On 14 January 1963, Colonel Hendrik van den Bergh was appointed head of the security branch of the South African Police. His orders were to reorganise the South African security establishment and it was he who created the first national intelligence service, originally known as Republican Intelligence (RI). The government needed an intelligence organisation that could function along the lines of America’s Central Intelligence Agency (CIA) and Britain’s Secret Intelligence Service (SIS). The RI, together with the security branch, were instructed to smash all organised resistance to the minority regime.
According to Gerhard Ludi the RI’s primary focus was the South African Communist Party (SACP). Ludi, one of RI’s first agents, has suggested that the RI identified the SACP as the primary problem confronting the apartheid regime. Ludi has said that the CIA assisted RI and provided intelligence about financial assistance that Russia provided to the liberation movements. The CIA also indicated who the KGB operatives in South Africa might be and pointed out some of the local communists to the RI.23 RI fed intelligence to both the CIA and the SIS on a weekly basis and these agencies reciprocated. This foreign intelligence feed also included information about Operation Mayibuye and Radio Freedom, both implicitly connected to Liliesleaf.24
Ludi related that RI took the approach that, “if one learned about the cores of the Communist Party, one would learn about the why and where and the role the Soviets were playing in this”.25 Persons of interest who formed their intelligence target were Govan Mbeki, Raymond Mhlaba, Michael Harmel, Lionel Bernstein, Hilda Watts, Harold Wolpe and Ahmed Kathrada. Ludi said that Mhlaba, Bernstein and Harmel would be of particular focus for RI.

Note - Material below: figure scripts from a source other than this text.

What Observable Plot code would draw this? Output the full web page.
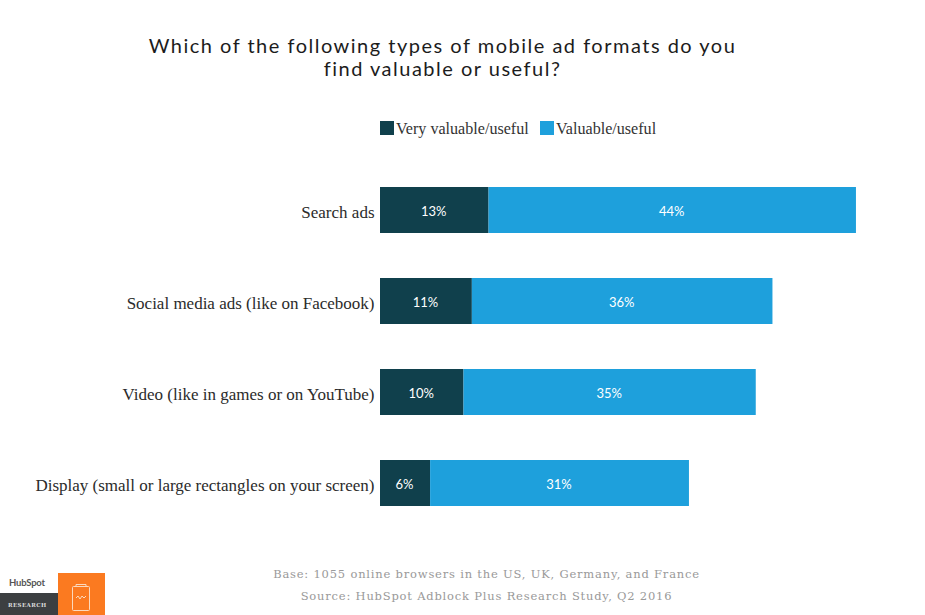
<!DOCTYPE html>
<html><head><meta charset="utf-8">
<script src="https://cdn.jsdelivr.net/npm/d3@7"></script>
<script src="https://cdn.jsdelivr.net/npm/@observablehq/plot@0.6"></script>
<style>
html,body{margin:0;padding:0;background:#fff;}
body{width:925px;height:615px;position:relative;overflow:hidden;}
.abs{position:absolute;white-space:nowrap;}
#title{left:0;width:885px;top:34px;text-align:center;font:20px/23px Lato,sans-serif;letter-spacing:1.5px;color:#1c1c1c;}
.leg{top:120px;font:16.1px/18px "Liberation Serif",serif;color:#333;}
.sw{width:14px;height:14px;top:121px;}
.cap{left:0;width:973px;text-align:center;font:11.5px/16px "DejaVu Serif",serif;letter-spacing:.8px;color:#999;}
#chart{left:0;top:163.6px;}
</style></head><body>
<div id="title" class="abs">Which of the following types of mobile ad formats do you<br>find valuable or useful?</div>
<div id="legend"></div>
<div id="chart" class="abs"></div>
<div class="abs cap" style="top:566px">Base: 1055 online browsers in the US, UK, Germany, and France</div>
<div class="abs cap" style="top:588px">Source: HubSpot Adblock Plus Research Study, Q2 2016</div>
<div class="abs" style="left:9px;top:577px;font:bold 9.5px/12px Lato,sans-serif;color:#555;letter-spacing:-.2px">HubSpot</div>
<div class="abs" style="left:0;top:593px;width:58px;height:22px;background:#3c3f41"></div>
<div class="abs" style="left:8px;top:601px;font:bold 5.5px/8px 'DejaVu Serif',serif;color:#ddd;letter-spacing:.4px">RESEARCH</div>
<div class="abs" style="left:58px;top:573px;width:47px;height:42px;background:#fb7a20"></div>
<svg class="abs" style="left:70px;top:583px" width="22" height="32" viewBox="0 0 22 32" fill="none" stroke="#fbd9bd" stroke-width="1"><rect x="2.5" y="3.5" width="17" height="24" rx="1"/><path d="M6 3.5V1.5H16V3.5"/><path d="M6 15l2 -2 2 3 2 -3 2 2 2 -2"/></svg>
<script>
const categories = ["Search ads","Social media ads (like on Facebook)","Video (like in games or on YouTube)","Display (small or large rectangles on your screen)"];
const seriesNames = ["Very valuable/useful","Valuable/useful"];
const veryValuable = [13,11,10,6];
const valuable = [44,36,35,31];
const colors = ["#10404c","#1ea0dc"];
const legendLeft = [380,540];

const rows = [];
categories.forEach((c,i)=>{
  rows.push({category:c,series:seriesNames[0],value:veryValuable[i]});
  rows.push({category:c,series:seriesNames[1],value:valuable[i]});
});
const stack = {x:"value",y:"category",z:"series"};
const plot = Plot.plot({
  width:925,height:365,
  marginLeft:380,marginRight:2.25,marginTop:0,marginBottom:0,
  x:{domain:[0,65],axis:null},
  y:{domain:categories,paddingInner:0.49,paddingOuter:0.245,label:null},
  color:{domain:seriesNames,range:colors},
  style:{background:"transparent"},
  marks:[
    Plot.barX(rows,Plot.stackX({...stack,fill:"series"})),
    Plot.text(rows,Plot.stackX({...stack,text:d=>d.value+"%",fill:"#fff",fontSize:13,fontFamily:"Lato, sans-serif",dx:-1,dy:1})),
    Plot.axisY({tickSize:0,tickPadding:6,fontSize:17,fontFamily:"Liberation Serif, serif",color:"#2b2b2b",dy:2,label:null})
  ]
});
document.getElementById("chart").appendChild(plot);
const lg = document.getElementById("legend");
seriesNames.forEach((s,i)=>{
  const sw=document.createElement("div");sw.className="abs sw";sw.style.left=legendLeft[i]+"px";sw.style.background=colors[i];lg.appendChild(sw);
  const t=document.createElement("div");t.className="abs leg";t.style.left=(legendLeft[i]+16)+"px";t.textContent=s;lg.appendChild(t);
});
</script>
</body></html>
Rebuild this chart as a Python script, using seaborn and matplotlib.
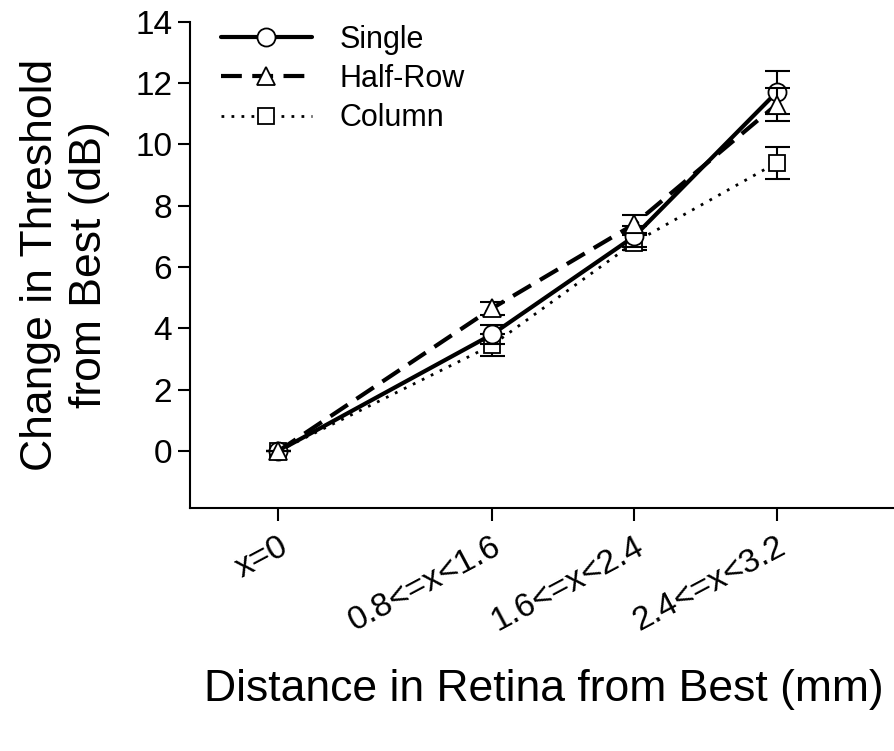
import numpy as np
import pandas as pd
import matplotlib
matplotlib.use("Agg")
import matplotlib.pyplot as plt
import seaborn as sns

categories = ["x=0", "0.8<=x<1.6", "1.6<=x<2.4", "2.4<=x<3.2"]
x_pos = [0.0, 1.2, 2.0, 2.8]
single = [0.0, 3.8, 7.0, 11.7]
single_err = [0.0, 0.3, 0.35, 0.7]
half_row = [0.0, 4.65, 7.4, 11.3]
half_row_err = [0.0, 0.2, 0.3, 0.55]
column = [0.0, 3.45, 6.8, 9.4]
column_err = [0.0, 0.35, 0.25, 0.53]

series = [
    ("Single", single, single_err, "o", "-", 3.0),
    ("Half-Row", half_row, half_row_err, "^", (0, (5, 2.5)), 3.0),
    ("Column", column, column_err, "s", (0, (1, 2.6)), 2.0),
]

rows = []
for name, vals, errs, *_ in series:
    for xp, v, e in zip(x_pos, vals, errs):
        rows.append({"x": xp, "y": v, "err": e, "series": name})
df = pd.DataFrame(rows)

sns.set_style("ticks")
plt.rcParams["font.family"] = ["Liberation Sans", "DejaVu Sans"]
plt.rcParams["text.color"] = "black"
plt.rcParams["axes.labelcolor"] = "black"
plt.rcParams["xtick.color"] = "black"
plt.rcParams["ytick.color"] = "black"

fig = plt.figure(figsize=(8.94, 7.51), dpi=100)
ax = fig.add_axes([0.212, 0.324, 0.788, 0.647])

z = {"Column": 3, "Single": 4, "Half-Row": 5}
for name, vals, errs, mk, ls, lw in series:
    sub = df[df["series"] == name]
    ax.errorbar(sub["x"], sub["y"], yerr=sub["err"], fmt="none", ecolor="black",
                elinewidth=1.5, capsize=9, capthick=1.5, zorder=z[name])
    sns.lineplot(data=sub, x="x", y="y", ax=ax, color="black", linewidth=lw,
                 linestyle=ls, marker=mk, markersize=13 if mk != "s" else 12,
                 markerfacecolor="white", markeredgecolor="black",
                 markeredgewidth=1.3, zorder=z[name], label=name, errorbar=None)

ax.set_xlim(-0.5, 3.46)
ax.set_ylim(-1.85, 14)
ax.set_xticks(x_pos)
ax.set_xticklabels(categories, rotation=28, ha="right", rotation_mode="anchor", fontsize=24)
ax.set_yticks(np.arange(0, 15, 2))
ax.tick_params(axis="both", labelsize=24, length=9, width=1.5, direction="out", color="black",
               labelcolor="black")
ax.tick_params(axis="x", pad=8)
for s in ["top", "right"]:
    ax.spines[s].set_visible(False)
for s in ["left", "bottom"]:
    ax.spines[s].set_linewidth(1.5)
    ax.spines[s].set_color("black")

ax.set_xlabel("Distance in Retina from Best (mm)", fontsize=32, labelpad=0)
ax.xaxis.set_label_coords(0.503, -0.333)
ax.set_ylabel("Change in Threshold\nfrom Best (dB)", fontsize=32, linespacing=1.25)
ax.yaxis.set_label_coords(-0.113, 0.5)

leg = ax.legend(loc="upper left", bbox_to_anchor=(0.005, 1.05), frameon=False, fontsize=22,
                handlelength=3.0, labelspacing=0.3, handletextpad=0.9)
for t in leg.get_texts():
    t.set_color("black")

fig.savefig("out.png", dpi=100)
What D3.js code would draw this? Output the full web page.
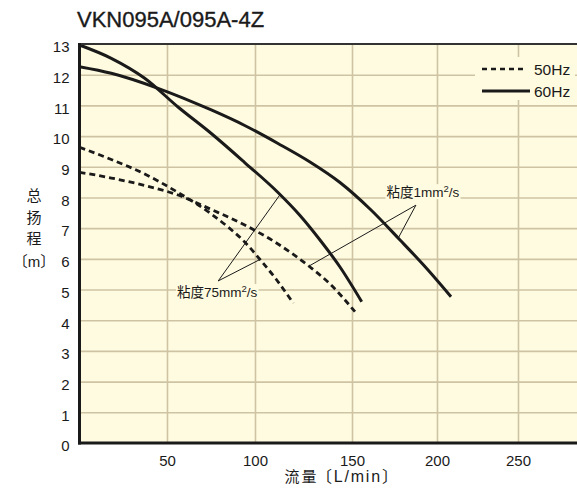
<!DOCTYPE html>
<html><head><meta charset="utf-8">
<script src="https://cdn.jsdelivr.net/npm/d3@7"></script>
<style>
body{margin:0;background:#fff}
text{font-family:"Liberation Sans","Noto Sans CJK SC",sans-serif;fill:#1a1a1a}
</style>
</head><body>
<svg id="c" width="577" height="491"></svg>
<script>
// ---- data ----
const titleText = "VKN095A/095A-4Z";
const xTickValues = [50, 100, 150, 200, 250];
const xGridValues = [50, 100, 150, 200, 250];
const yTickValues = [0,1,2,3,4,5,6,7,8,9,10,11,12,13];
const yGridValues = [1,2,3,4,5,6,7,8,9,10,11,12];
const yTitleChars = ["总", "扬", "程", "〔m〕"];
const xTitleParts = ["流", "量", "〔L/min〕"];
const legendLabels = ["50Hz", "60Hz"];

// 60Hz, viscosity 75 mm2/s (solid)
const flow60v75 = [0, 18.17, 37.26, 56.25, 75.17, 94.15, 111.86, 123.2, 133.51, 143.81, 155.71];
const head60v75 = [12.968, 12.534, 11.883, 10.948, 10.084, 9.139, 8.162, 7.413, 6.614, 5.735, 4.604];
// 60Hz, viscosity 1 mm2/s (solid)
const flow60v1 = [0, 18.17, 44.86, 75.17, 94.15, 111.86, 128.35, 143.81, 160.59, 178.24, 193.94, 208.65];
const head60v1 = [12.261, 12.046, 11.557, 10.85, 10.345, 9.759, 9.156, 8.488, 7.625, 6.615, 5.686, 4.767];
// 50Hz, viscosity 75 mm2/s (dashed)
const flow50v75 = [0, 18.17, 37.26, 56.25, 75.17, 84.66, 94.15, 102.58, 111.19, 119.74];
const head50v75 = [9.635, 9.237, 8.765, 8.162, 7.461, 7.038, 6.549, 5.979, 5.311, 4.552];
// 50Hz, viscosity 1 mm2/s (dashed)
const flow50v1 = [0, 18.17, 37.26, 56.25, 75.17, 94.15, 111.86, 128.35, 138.66, 151.76];
const head50v1 = [8.82, 8.634, 8.39, 8.08, 7.608, 7.103, 6.484, 5.735, 5.181, 4.278];

// annotations: label, apex [flow, head], targets
const ann75Label = ["粘度75mm", "2", "/s"];
const ann75Apex = [79.1, 5.28];
const ann75Ends = [[112.89, 8.09], [102.58, 5.98]];
const ann1Label = ["粘度1mm", "2", "/s"];
const ann1Apex = [187.6, 7.75];
const ann1Ends = [[177.24, 6.68], [127.99, 5.77]];

// ---- layout ----
const W = 577, H = 491;
const bg = "#fffbe0", gridC = "#cec4a3", ink = "#1a1a1a";
const svg = d3.select("#c");

const x = d3.scaleLinear()
  .domain([0, 50, 100, 150, 200, 250])
  .range([79.5, 167, 255, 352, 437, 518]);
const y = d3.scaleLinear().domain([0, 13]).range([443, 44]);
const x0 = x(0), xR = W, yB = y(0), yT = y(13);

// plot background
svg.append("rect").attr("x", x0).attr("y", yT).attr("width", xR - x0).attr("height", yB - yT).attr("fill", bg);

// grid
const gx = svg.append("g").attr("transform", `translate(0,${yB})`)
  .call(d3.axisBottom(x).tickValues(xGridValues).tickSize(-(yB - yT)).tickFormat(""));
gx.select(".domain").remove();
gx.selectAll("line").attr("stroke", gridC).attr("stroke-width", 1.6);
const gy = svg.append("g").attr("transform", `translate(${x0},0)`)
  .call(d3.axisLeft(y).tickValues(yGridValues).tickSize(-(xR - x0)).tickFormat(""));
gy.select(".domain").remove();
gy.selectAll("line").attr("stroke", gridC).attr("stroke-width", 1.6);

// curves
const line = d3.line().x(d => x(d[0])).y(d => y(d[1])).curve(d3.curveMonotoneX);
function curve(fl, hd, dashed) {
  svg.append("path").datum(fl.map((f, i) => [f, hd[i]]))
    .attr("d", line).attr("fill", "none").attr("stroke", ink)
    .attr("stroke-width", dashed ? 2.8 : 3)
    .attr("stroke-dasharray", dashed ? "6,4" : null);
}
curve(flow60v75, head60v75, false);
curve(flow60v1, head60v1, false);
curve(flow50v75, head50v75, true);
curve(flow50v1, head50v1, true);

// annotations
function annotate(label, apex, ends, dx, dy) {
  ends.forEach(e => {
    svg.append("line").attr("x1", x(apex[0])).attr("y1", y(apex[1]))
      .attr("x2", x(e[0])).attr("y2", y(e[1]))
      .attr("stroke", ink).attr("stroke-width", 1);
  });
  const g = svg.append("g");
  const t = g.append("text").attr("x", x(apex[0]) + dx).attr("y", y(apex[1]) + dy)
    .attr("text-anchor", "middle").attr("font-size", 13.5);
  t.append("tspan").text(label[0]);
  t.append("tspan").text(label[1]).attr("font-size", 9.5).attr("dy", -5);
  t.append("tspan").text(label[2]).attr("dy", 5);
  const b = t.node().getBBox();
  g.insert("rect", "text").attr("x", b.x - 1).attr("y", b.y + 1).attr("width", b.width + 2).attr("height", b.height - 2).attr("fill", bg);
}
annotate(ann75Label, ann75Apex, ann75Ends, -1, 16);
annotate(ann1Label, ann1Apex, ann1Ends, 7, -8);

// legend
const lg = svg.append("g");
lg.append("rect").attr("x", 475).attr("y", 57).attr("width", 100).attr("height", 43).attr("fill", bg);
legendLabels.forEach((lab, i) => {
  const yy = 69 + i * 22;
  lg.append("line").attr("x1", 482).attr("x2", i ? 530 : 527).attr("y1", yy).attr("y2", yy)
    .attr("stroke", ink).attr("stroke-width", i ? 3 : 2.6).attr("stroke-dasharray", i ? null : "5,4");
  lg.append("text").attr("x", 534).attr("y", yy + 6).attr("font-size", 15.5).text(lab);
});

// axes frame
svg.append("line").attr("x1", x0).attr("x2", xR).attr("y1", yT).attr("y2", yT).attr("stroke", "#333").attr("stroke-width", 2);
svg.append("line").attr("x1", x0).attr("x2", x0).attr("y1", yT - 1).attr("y2", yB + 1.5).attr("stroke", ink).attr("stroke-width", 3);
svg.append("line").attr("x1", x0 - 1.5).attr("x2", xR).attr("y1", yB).attr("y2", yB).attr("stroke", ink).attr("stroke-width", 3);

// tick labels
const ax = svg.append("g").attr("transform", `translate(0,${yB})`)
  .call(d3.axisBottom(x).tickValues(xTickValues).tickSize(0).tickPadding(12));
ax.select(".domain").remove();
ax.selectAll("text").attr("font-size", 15).attr("font-family", null).attr("fill", ink);
const ay = svg.append("g").attr("transform", `translate(${x0},0)`)
  .call(d3.axisLeft(y).tickValues(yTickValues).tickSize(0).tickPadding(10));
ay.select(".domain").remove();
ay.selectAll("text").attr("font-size", 15).attr("font-family", null).attr("fill", ink).attr("dy", "0.52em");

// titles
svg.append("text").attr("x", 77).attr("y", 27).attr("font-size", 22)
  .attr("stroke", ink).attr("stroke-width", 0.35).text(titleText);
const yTitleY = [195, 217, 238, 261];
yTitleChars.forEach((c, i) => {
  svg.append("text").attr("x", 34).attr("y", yTitleY[i]).attr("text-anchor", "middle")
    .attr("dominant-baseline", "central").attr("font-size", 15).text(c);
});
const xTitleX = [284.5, 301.5, 316];
xTitleParts.forEach((p, i) => {
  svg.append("text").attr("x", xTitleX[i]).attr("y", 482)
    .attr("font-size", i === 2 ? 16 : 15).attr("letter-spacing", i === 2 ? 1.8 : 0)
    .attr("font-family", '"Noto Sans CJK SC",sans-serif').text(p);
});
</script>
</body></html>
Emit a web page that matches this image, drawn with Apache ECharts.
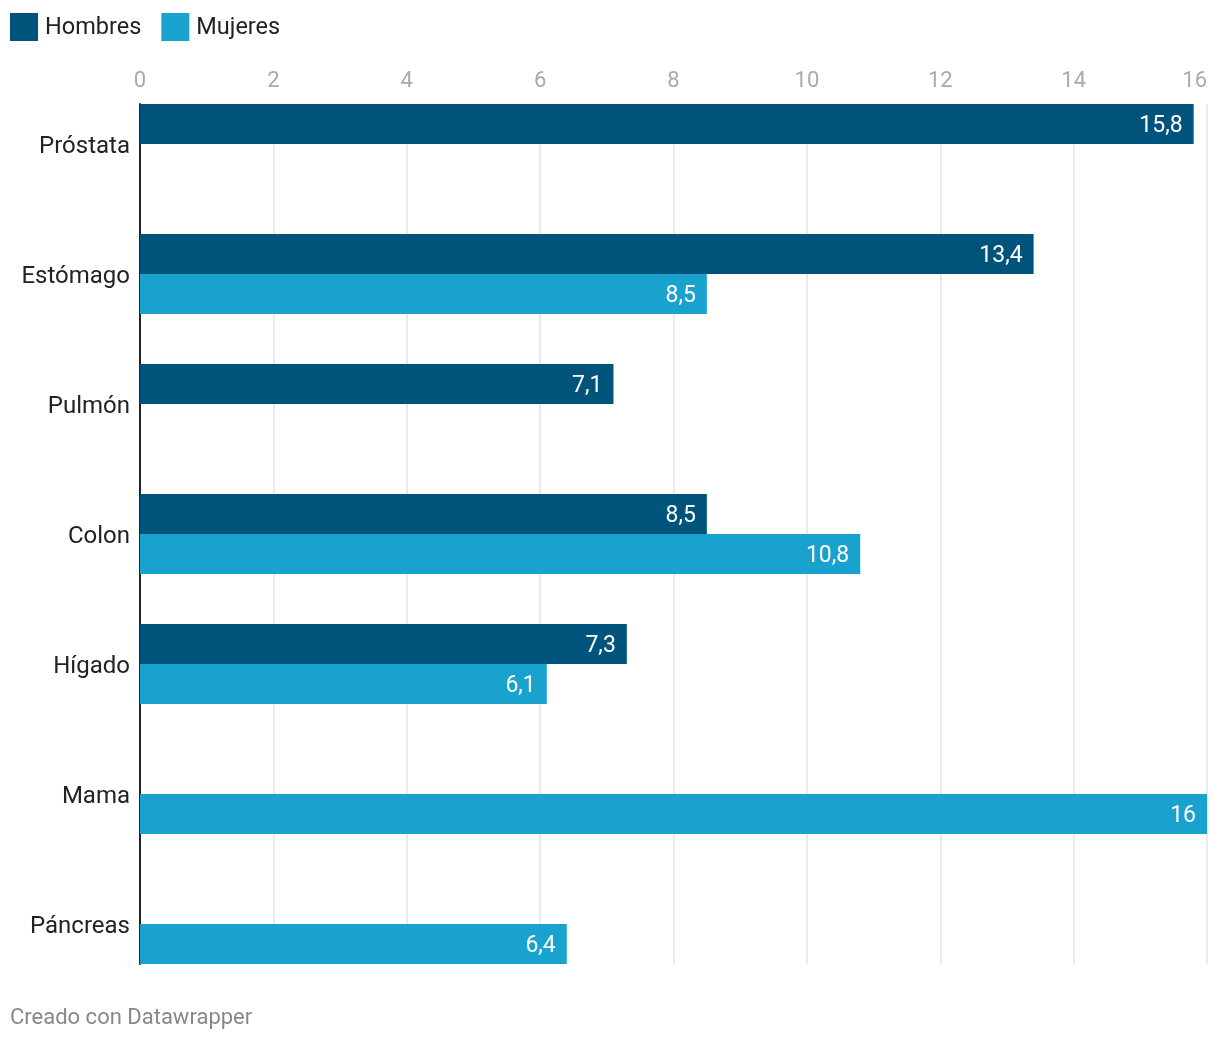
<!DOCTYPE html>
<html>
<head>
<meta charset="utf-8">
<script src="https://cdn.jsdelivr.net/npm/echarts@6/dist/echarts.min.js"></script>
<style>
html,body{margin:0;padding:0;background:#fff;}
#chart{width:1220px;height:1042px;}
</style>
</head>
<body>
<div id="chart"></div>
<script>
const categories = ['Próstata', 'Estómago', 'Pulmón', 'Colon', 'Hígado', 'Mama', 'Páncreas'];
const hombres = [15.8, 13.4, 7.1, 8.5, 7.3, null, null];
const mujeres = [null, 8.5, null, 10.8, 6.1, 16, 6.4];
const seriesNames = ['Hombres', 'Mujeres'];
const xTicks = { min: 0, max: 16, interval: 2 };

const chart = echarts.init(document.getElementById('chart'));
const fmt = p => (p.value == null ? '' : String(p.value).replace('.', ','));
const labelStyle = {
  show: true, position: 'insideRight', distance: 11, offset: [0, 2],
  color: '#fff', fontSize: 23, fontFamily: 'Roboto', formatter: fmt
};

chart.setOption({
  animation: false,
  textStyle: { fontFamily: 'Roboto' },
  legend: {
    data: seriesNames, left: 10, top: 13, padding: 0, icon: 'rect',
    itemWidth: 28, itemHeight: 28, itemGap: 20,
    formatter: n => '{t|' + n + '}',
    textStyle: {
      fontSize: 23.5, color: '#222', fontFamily: 'Roboto', padding: [0, 0, 0, 2],
      rich: { t: { fontSize: 23.5, color: '#222', fontFamily: 'Roboto', padding: [2, 0, 0, 0] } }
    }
  },
  grid: [
    { left: 140, right: 13, top: 79, height: 910 },
    { left: 140, right: 13, top: 104, height: 860 }
  ],
  xAxis: [
    { gridIndex: 0, type: 'value', min: xTicks.min, max: xTicks.max, show: false },
    {
      gridIndex: 1, type: 'value', position: 'top',
      min: xTicks.min, max: xTicks.max, interval: xTicks.interval,
      axisLine: { show: false }, axisTick: { show: false },
      axisLabel: { color: '#aaa', fontSize: 22, margin: 12, alignMaxLabel: 'right', fontFamily: 'Roboto' },
      splitLine: { show: true, lineStyle: { color: '#e3e3e3', width: 1.5 } }
    }
  ],
  yAxis: [
    {
      gridIndex: 0, type: 'category', data: categories, inverse: true,
      axisLine: { show: false }, axisTick: { show: false },
      axisLabel: {
        margin: 10, formatter: v => '{c|' + v + '}',
        rich: { c: { color: '#222', fontSize: 24, fontFamily: 'Roboto', padding: [5, 0, 0, 0] } }
      }
    },
    {
      gridIndex: 1, type: 'value', min: 0, max: 1,
      axisLine: { show: true, onZero: false, lineStyle: { color: '#222', width: 2 } },
      axisTick: { show: false }, axisLabel: { show: false }, splitLine: { show: false }
    }
  ],
  series: [
    {
      name: seriesNames[0], type: 'bar', xAxisIndex: 0, yAxisIndex: 0,
      data: hombres, barWidth: 40, barGap: '0%',
      itemStyle: { color: '#00547b' }, label: labelStyle, z: 3
    },
    {
      name: seriesNames[1], type: 'bar', xAxisIndex: 0, yAxisIndex: 0,
      data: mujeres, barWidth: 40, barGap: '0%',
      itemStyle: { color: '#19a2ce' }, label: labelStyle, z: 3
    }
  ],
  graphic: [
    {
      type: 'text', left: 10, top: 1007,
      style: { text: 'Creado con Datawrapper', fill: '#888', fontSize: 22, fontFamily: 'Roboto' }
    }
  ]
});
</script>
</body>
</html>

Liaison between the apartheid regime and other regimes in Southern Rhodesia and the Portuguese colonies was improved and intelligence sharing became the established modus operandi. Cooperation with the Portuguese extended into their Angola and Mozambique colonies and surveillance reports were provided to government about the movements of known South African communists such as Ruth First, Hillary Plegg, Ben Turok, V.W. Mkwai, Moses Mabida, Julius Baker and P. Beyleveldt who were travelling through Portuguese controlled territories.26 The Portuguese assisted the SIS in monitoring MK activities. In 1961 Portuguese Naval Intelligence transmitted an intelligence report to SIS that Ghana was recruiting South Africans for political, military and sabotage training and supplying funds to SouthAfrican anti-government groups.27
Documents photographed at Liliesleaf in one of the out buildings – Police photograph
Ludi claimed that RI was, “instrumental in pin pointing Rivonia through the radio”. 28 This was the radio transmitter linked to Walter Sisulu’s Freedom Day, Radio Freedom broadcast on 26 June 1963. It is important to note that this broadcast did not occur at Liliesleaf although the radio equipment was tested there. Ludi claims that one of his agents was an electrical engineer; he was connected to the SACP transport manager who knew someone who ran a dry cleaning operation and whose vans were used to transport underground operatives around the country. This link to a dry cleaning van is another Trojan horse. Someone connected to the underground structures used a vehicle like this one, and inside the van lurked an RI agent. This also shows that the routines at the farm were already under surveillance. They were understood, mapped and logged; a Trojan horse disguised as an innocuous laundry van was the modus operandi when the knockout blow was delivered.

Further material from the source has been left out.